## REQUIRED WORK
Reproduce the listing below in full and without alteration, apart from its pictures.
========================================
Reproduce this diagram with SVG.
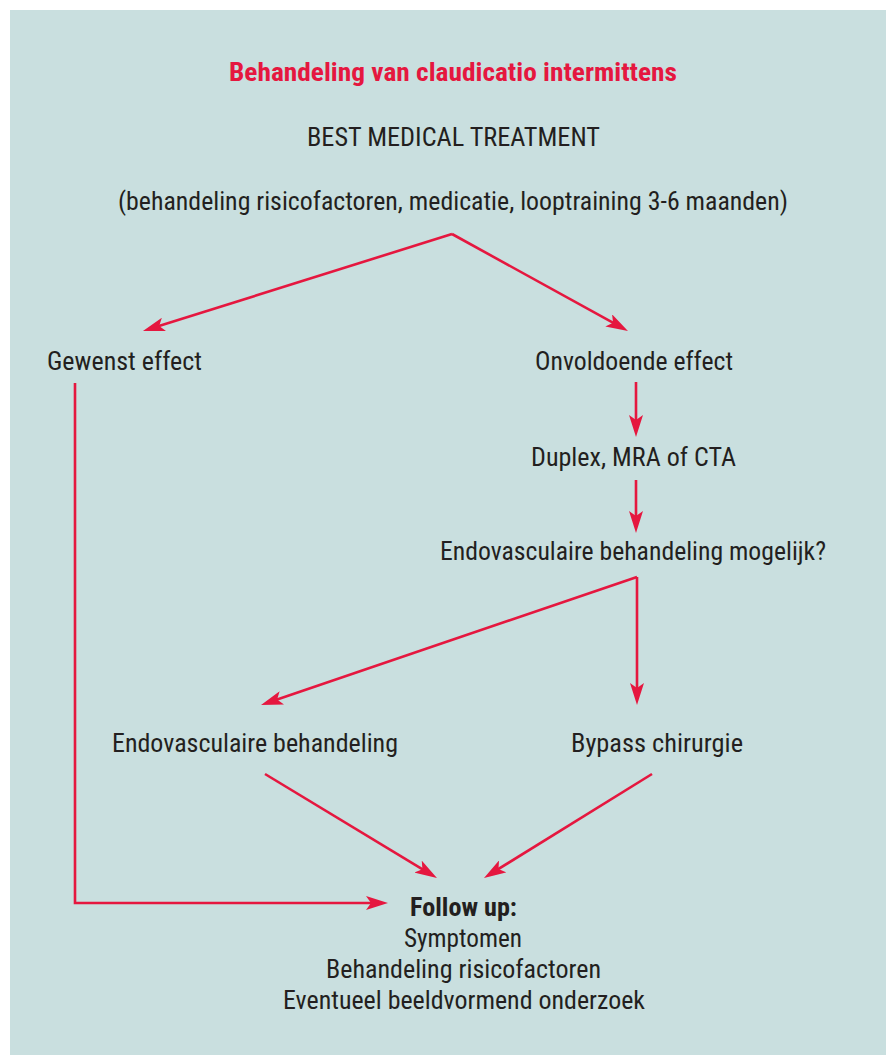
<svg xmlns="http://www.w3.org/2000/svg" width="886" height="1055" viewBox="0 0 886 1055">
<style>
.t{font-family:"Liberation Sans Narrow","Roboto Condensed","Liberation Sans",Arial,sans-serif;font-size:25px;fill:#231f20}
.b{font-weight:bold}
.title{font-family:"Liberation Sans Narrow","Roboto Condensed","Liberation Sans",Arial,sans-serif;font-size:26px;font-weight:bold;fill:#e5173f}
.c{fill:none;stroke:#e5173f;stroke-width:2.6;marker-end:url(#ah)}
</style>
<defs>
<marker id="ah" markerUnits="userSpaceOnUse" viewBox="0 0 22 14" markerWidth="22" markerHeight="14" refX="12" refY="7" orient="auto">
<path d="M22,7 L0,0 L5,7 L0,14 Z" fill="#e5173f"/>
</marker>
</defs>
<rect x="10" y="10" width="876" height="1045" fill="#c9dfdf"/>
<g id="title"><text class="title" x="229" y="81" textLength="448" lengthAdjust="spacingAndGlyphs">Behandeling van claudicatio intermittens</text></g>
<g id="bmt">
<text class="t" x="307" y="146" textLength="293" lengthAdjust="spacingAndGlyphs">BEST MEDICAL TREATMENT</text>
<text class="t" x="118" y="210" textLength="670" lengthAdjust="spacingAndGlyphs">(behandeling risicofactoren, medicatie, looptraining 3-6 maanden)</text>
</g>
<g id="gewenst"><text class="t" x="47" y="370" textLength="155" lengthAdjust="spacingAndGlyphs">Gewenst effect</text></g>
<g id="onvoldoende"><text class="t" x="535" y="370" textLength="198" lengthAdjust="spacingAndGlyphs">Onvoldoende effect</text></g>
<g id="duplex"><text class="t" x="531" y="466" textLength="205" lengthAdjust="spacingAndGlyphs">Duplex, MRA of CTA</text></g>
<g id="mogelijk"><text class="t" x="440" y="560" textLength="386" lengthAdjust="spacingAndGlyphs">Endovasculaire behandeling mogelijk?</text></g>
<g id="endo"><text class="t" x="112" y="752" textLength="286" lengthAdjust="spacingAndGlyphs">Endovasculaire behandeling</text></g>
<g id="bypass"><text class="t" x="571" y="752" textLength="172" lengthAdjust="spacingAndGlyphs">Bypass chirurgie</text></g>
<g id="followup">
<text class="t b" x="410" y="916" textLength="107" lengthAdjust="spacingAndGlyphs">Follow up:</text>
<text class="t" x="404" y="947" textLength="118" lengthAdjust="spacingAndGlyphs">Symptomen</text>
<text class="t" x="326" y="978" textLength="275" lengthAdjust="spacingAndGlyphs">Behandeling risicofactoren</text>
<text class="t" x="283" y="1009" textLength="362" lengthAdjust="spacingAndGlyphs">Eventueel beeldvormend onderzoek</text>
</g>
<g id="connectors">
<path class="c" d="M452,234 L152.5,328"/>
<path class="c" d="M452,234 L619.2,326.2"/>
<path class="c" d="M636,382 L636,427"/>
<path class="c" d="M636,480 L636,523"/>
<path class="c" d="M637,577 L270.5,701.8"/>
<path class="c" d="M637,577 L637,695"/>
<path class="c" d="M265,774 L428.4,872.8"/>
<path class="c" d="M652,774 L492.5,872.7"/>
<path class="c" d="M75,383 V903 H378"/>
</g>
</svg>
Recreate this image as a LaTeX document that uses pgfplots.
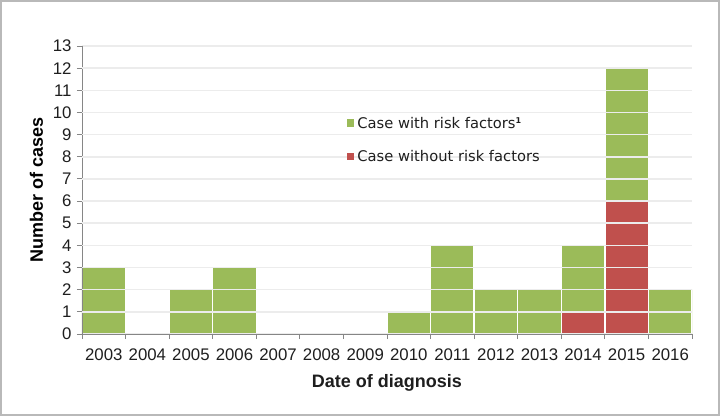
\documentclass[border=0pt]{standalone}
\usepackage{pgfplots}
\pgfplotsset{compat=1.18}
\usepackage{pgfplotstable}
\usepackage{fontspec}
\setmainfont{Liberation Sans}
\newfontfamily\legfont{DejaVu Sans}

\definecolor{riskgreen}{HTML}{9BBB59}
\definecolor{riskred}{HTML}{C0504D}
\definecolor{axisgray}{HTML}{868686}
\definecolor{gridgray}{HTML}{ECECEC}
\definecolor{txt}{HTML}{1E1E1E}

% year index, cases without / with risk factors
\pgfplotstableread{
x red green
0  0 3
1  0 0
2  0 2
3  0 3
4  0 0
5  0 0
6  0 0
7  0 1
8  0 4
9  0 2
10 0 2
11 1 3
12 6 6
13 0 2
}\cases

\pgfplotsset{chartbox/.style={
  at={(0pt,0pt)}, anchor=south west,
  scale only axis, width=610pt, height=288pt,
  xmin=-0.5, xmax=13.5, ymin=0, ymax=13}}

\begin{document}
\begin{tikzpicture}
\useasboundingbox (-82pt,-82pt) rectangle (638pt,334pt);
\draw[gray!55, line width=1.6pt] (-81.2pt,-81.2pt) rectangle (637.2pt,333.2pt);
\begin{axis}[
  chartbox,
  ybar stacked, bar width=1,
  axis on top,
  axis x line*=bottom, axis y line*=left,
  axis line style={axisgray, line width=0.9pt, -},
  tick style={axisgray, line width=0.9pt},
  tick align=outside, major tick length=5pt,
  xtick={-0.5,0.5,...,13.5},
  x tick label as interval,
  xticklabels={2003,2004,2005,2006,2007,2008,2009,2010,2011,2012,2013,2014,2015,2016},
  ytick={0,1,...,13},
  ymajorgrids, grid style={gridgray, line width=1.2pt},
  /pgf/number format/assume math mode=true,
  ticklabel style={font=\fontsize{16.8}{18}\selectfont, text=txt},
  xticklabel style={yshift=-6pt},
  yticklabel style={xshift=-2pt},
  xlabel={Date of diagnosis},
  xlabel style={font=\bfseries\fontsize{18}{20}\selectfont, text=txt,
    at={(rel axis cs:0.5,0)}, anchor=base, yshift=-53pt},
  ylabel={Number of cases},
  ylabel style={font=\bfseries\fontsize{18}{20}\selectfont, text=black,
    at={(rel axis cs:0,0.5)}, anchor=base, yshift=39pt},
]
\addplot[fill=riskred, draw=white, line width=1.4pt] table[x=x, y=red] {\cases};
\addplot[fill=riskgreen, draw=white, line width=1.4pt] table[x=x, y=green] {\cases};
\end{axis}
% overlay axis: light grid lines laid over the bars, and the legend above them
\begin{axis}[
  chartbox,
  axis line style={draw=none},
  xtick=\empty, ytick={1,...,12},
  major tick length=0pt, tick style={draw=none},
  yticklabel style={opacity=0, text opacity=0},
  ymajorgrids, grid style={gridgray, line width=1.5pt},
  legend cell align=left,
  legend image code/.code={\fill[#1, draw=none] (0pt,-3.5pt) rectangle (7.5pt,4pt);},
  legend style={at={(rel axis cs:0.434,0.765)}, anchor=north west,
    draw=none, fill=none, inner sep=0pt, row sep=15pt,
    font=\legfont\fontsize{14.7}{16}\selectfont, text=txt,
    nodes={inner sep=3pt},
    /tikz/every even column/.append style={xshift=3pt}},
]
\addplot[draw=none, forget plot] coordinates {(0,0)};
\addlegendimage{fill=riskgreen}
\addlegendentry{Case with risk factors\raisebox{5pt}{\fontsize{8}{8}\selectfont\bfseries 1}}
\addlegendimage{fill=riskred}
\addlegendentry{Case without risk factors}
\end{axis}
\end{tikzpicture}
\end{document}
========================================
## FULL RESPONSE
Reproduce this diagram with SVG.
<svg xmlns="http://www.w3.org/2000/svg" width="886" height="1055" viewBox="0 0 886 1055">
<style>
.t{font-family:"Liberation Sans Narrow","Roboto Condensed","Liberation Sans",Arial,sans-serif;font-size:25px;fill:#231f20}
.b{font-weight:bold}
.title{font-family:"Liberation Sans Narrow","Roboto Condensed","Liberation Sans",Arial,sans-serif;font-size:26px;font-weight:bold;fill:#e5173f}
.c{fill:none;stroke:#e5173f;stroke-width:2.6;marker-end:url(#ah)}
</style>
<defs>
<marker id="ah" markerUnits="userSpaceOnUse" viewBox="0 0 22 14" markerWidth="22" markerHeight="14" refX="12" refY="7" orient="auto">
<path d="M22,7 L0,0 L5,7 L0,14 Z" fill="#e5173f"/>
</marker>
</defs>
<rect x="10" y="10" width="876" height="1045" fill="#c9dfdf"/>
<g id="title"><text class="title" x="229" y="81" textLength="448" lengthAdjust="spacingAndGlyphs">Behandeling van claudicatio intermittens</text></g>
<g id="bmt">
<text class="t" x="307" y="146" textLength="293" lengthAdjust="spacingAndGlyphs">BEST MEDICAL TREATMENT</text>
<text class="t" x="118" y="210" textLength="670" lengthAdjust="spacingAndGlyphs">(behandeling risicofactoren, medicatie, looptraining 3-6 maanden)</text>
</g>
<g id="gewenst"><text class="t" x="47" y="370" textLength="155" lengthAdjust="spacingAndGlyphs">Gewenst effect</text></g>
<g id="onvoldoende"><text class="t" x="535" y="370" textLength="198" lengthAdjust="spacingAndGlyphs">Onvoldoende effect</text></g>
<g id="duplex"><text class="t" x="531" y="466" textLength="205" lengthAdjust="spacingAndGlyphs">Duplex, MRA of CTA</text></g>
<g id="mogelijk"><text class="t" x="440" y="560" textLength="386" lengthAdjust="spacingAndGlyphs">Endovasculaire behandeling mogelijk?</text></g>
<g id="endo"><text class="t" x="112" y="752" textLength="286" lengthAdjust="spacingAndGlyphs">Endovasculaire behandeling</text></g>
<g id="bypass"><text class="t" x="571" y="752" textLength="172" lengthAdjust="spacingAndGlyphs">Bypass chirurgie</text></g>
<g id="followup">
<text class="t b" x="410" y="916" textLength="107" lengthAdjust="spacingAndGlyphs">Follow up:</text>
<text class="t" x="404" y="947" textLength="118" lengthAdjust="spacingAndGlyphs">Symptomen</text>
<text class="t" x="326" y="978" textLength="275" lengthAdjust="spacingAndGlyphs">Behandeling risicofactoren</text>
<text class="t" x="283" y="1009" textLength="362" lengthAdjust="spacingAndGlyphs">Eventueel beeldvormend onderzoek</text>
</g>
<g id="connectors">
<path class="c" d="M452,234 L152.5,328"/>
<path class="c" d="M452,234 L619.2,326.2"/>
<path class="c" d="M636,382 L636,427"/>
<path class="c" d="M636,480 L636,523"/>
<path class="c" d="M637,577 L270.5,701.8"/>
<path class="c" d="M637,577 L637,695"/>
<path class="c" d="M265,774 L428.4,872.8"/>
<path class="c" d="M652,774 L492.5,872.7"/>
<path class="c" d="M75,383 V903 H378"/>
</g>
</svg>
Recreate this image as a LaTeX document that uses pgfplots.
\documentclass[border=0pt]{standalone}
\usepackage{pgfplots}
\pgfplotsset{compat=1.18}
\usepackage{pgfplotstable}
\usepackage{fontspec}
\setmainfont{Liberation Sans}
\newfontfamily\legfont{DejaVu Sans}

\definecolor{riskgreen}{HTML}{9BBB59}
\definecolor{riskred}{HTML}{C0504D}
\definecolor{axisgray}{HTML}{868686}
\definecolor{gridgray}{HTML}{ECECEC}
\definecolor{txt}{HTML}{1E1E1E}

% year index, cases without / with risk factors
\pgfplotstableread{
x red green
0  0 3
1  0 0
2  0 2
3  0 3
4  0 0
5  0 0
6  0 0
7  0 1
8  0 4
9  0 2
10 0 2
11 1 3
12 6 6
13 0 2
}\cases

\pgfplotsset{chartbox/.style={
  at={(0pt,0pt)}, anchor=south west,
  scale only axis, width=610pt, height=288pt,
  xmin=-0.5, xmax=13.5, ymin=0, ymax=13}}

\begin{document}
\begin{tikzpicture}
\useasboundingbox (-82pt,-82pt) rectangle (638pt,334pt);
\draw[gray!55, line width=1.6pt] (-81.2pt,-81.2pt) rectangle (637.2pt,333.2pt);
\begin{axis}[
  chartbox,
  ybar stacked, bar width=1,
  axis on top,
  axis x line*=bottom, axis y line*=left,
  axis line style={axisgray, line width=0.9pt, -},
  tick style={axisgray, line width=0.9pt},
  tick align=outside, major tick length=5pt,
  xtick={-0.5,0.5,...,13.5},
  x tick label as interval,
  xticklabels={2003,2004,2005,2006,2007,2008,2009,2010,2011,2012,2013,2014,2015,2016},
  ytick={0,1,...,13},
  ymajorgrids, grid style={gridgray, line width=1.2pt},
  /pgf/number format/assume math mode=true,
  ticklabel style={font=\fontsize{16.8}{18}\selectfont, text=txt},
  xticklabel style={yshift=-6pt},
  yticklabel style={xshift=-2pt},
  xlabel={Date of diagnosis},
  xlabel style={font=\bfseries\fontsize{18}{20}\selectfont, text=txt,
    at={(rel axis cs:0.5,0)}, anchor=base, yshift=-53pt},
  ylabel={Number of cases},
  ylabel style={font=\bfseries\fontsize{18}{20}\selectfont, text=black,
    at={(rel axis cs:0,0.5)}, anchor=base, yshift=39pt},
]
\addplot[fill=riskred, draw=white, line width=1.4pt] table[x=x, y=red] {\cases};
\addplot[fill=riskgreen, draw=white, line width=1.4pt] table[x=x, y=green] {\cases};
\end{axis}
% overlay axis: light grid lines laid over the bars, and the legend above them
\begin{axis}[
  chartbox,
  axis line style={draw=none},
  xtick=\empty, ytick={1,...,12},
  major tick length=0pt, tick style={draw=none},
  yticklabel style={opacity=0, text opacity=0},
  ymajorgrids, grid style={gridgray, line width=1.5pt},
  legend cell align=left,
  legend image code/.code={\fill[#1, draw=none] (0pt,-3.5pt) rectangle (7.5pt,4pt);},
  legend style={at={(rel axis cs:0.434,0.765)}, anchor=north west,
    draw=none, fill=none, inner sep=0pt, row sep=15pt,
    font=\legfont\fontsize{14.7}{16}\selectfont, text=txt,
    nodes={inner sep=3pt},
    /tikz/every even column/.append style={xshift=3pt}},
]
\addplot[draw=none, forget plot] coordinates {(0,0)};
\addlegendimage{fill=riskgreen}
\addlegendentry{Case with risk factors\raisebox{5pt}{\fontsize{8}{8}\selectfont\bfseries 1}}
\addlegendimage{fill=riskred}
\addlegendentry{Case without risk factors}
\end{axis}
\end{tikzpicture}
\end{document}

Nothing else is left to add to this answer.